Why Having Children Doesn’t Mean the End of Your Sex Life

Doesn’t it seem somewhat ironic that the thing you have to do to make a baby becomes the very thing you can no longer do once the kids arrive? Sure, it’s sex 24/7 when you’re newly married, but as soon as you’ve got a baby to take care of, you can feel like it’s bye-bye to bedroom fun for the next 18 years. However, having a sex life while being a parent shouldn’t be a mutually exclusive proposition; it is possible to still enjoy a healthy sexual wellbeing when there are kids in the house – just make sure you’ve got a good, working lock on that door!

 

1. Find the time: When you’ve got kids, even finding the time to clean your teeth in the morning is a struggle, let alone setting aside space in the schedule for getting intimate.
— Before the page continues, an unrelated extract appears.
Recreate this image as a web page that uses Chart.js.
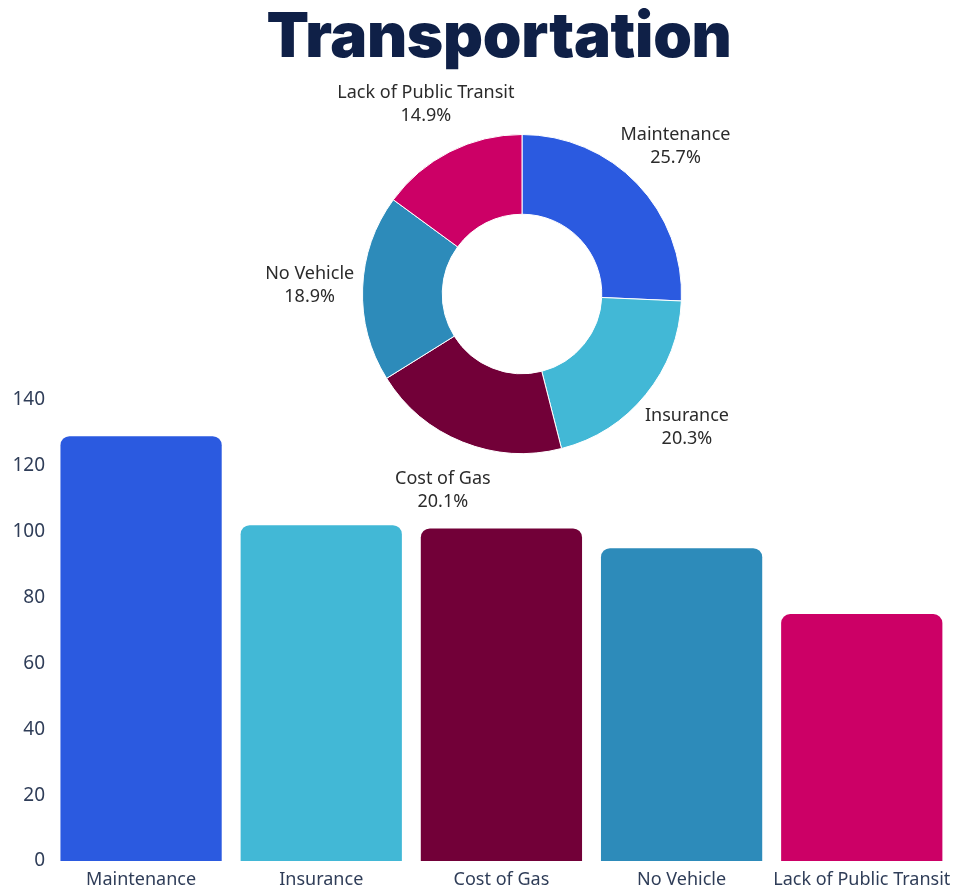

However, a little re-organisation is in order if you ever want to spend time with your partner, even if your children are in the house. Going to bed at the same time can help to ensure you’re more in sync, especially if you go to bed a little earlier instead of watching TV all night after the kids are asleep. If you’re still feeling a bit weird about having sex with your kids in the next room, send them to family or friends for the night so you can have some proper alone time.

 

2. Protect your privacy: If you’ve got little ones, you might be reluctant to go to the loo or shower by yourself, let alone closing and locking the door, in case your children need you for some sort of emergency. However, once your kids have graduated to a big bed, it’s time to instill a greater sense of privacy and teach them to respect closed doors. Respecting other people’s space in general is an important life lesson to for your children to learn, and it can give you and your partner the opportunity you need to be together without the fear of unexpected interruptions.

 

3. Keep the noise down: Having to be q-u-i-e-t at all times can really cramp your style, but there are practical things you can do to prevent advertising what you are doing behind closed doors. First, pay attention to your bed: If it is hitting a wall, move it; if the squeaky springs are giving the game away, invest in a new mattress. When getting intimate with your partner, turning on a little music – in your room and/or your kids’ rooms – will go a long way to mask any noise you make. Putting your kids in front of the TV may also have the same effect – just make sure it’s an engrossing enough programme that they won’t notice you’re missing!

 

4. Sex when you have young kids: If you have a newborn sleeping in the cot next to you, having sex can feel a bit weird. It’s important to bear in mind that whatever you do and however loudly you do it, your baby won’t remember it. Nonetheless, there are some very simple ways to get around this issue. Move your baby/toddler into another room – it’s something they’ll have to do eventually anyway. If the baby’s already asleep and you’re reluctant to move him or her, try snuggling in another room in the house, you might enjoy a change of scenery!

 

5. Sex when you have older kids: If your kids go to bed at the same time of you, it’s harder to get your alone time and keep it secret. This is why it’s important to teach a closed-door policy as soon as possible, preferably from a young age. Make sure they know to knock first and wait for an answer before they come in – otherwise, they could be doing as much damage to their mental wellness as they are to your sexual health!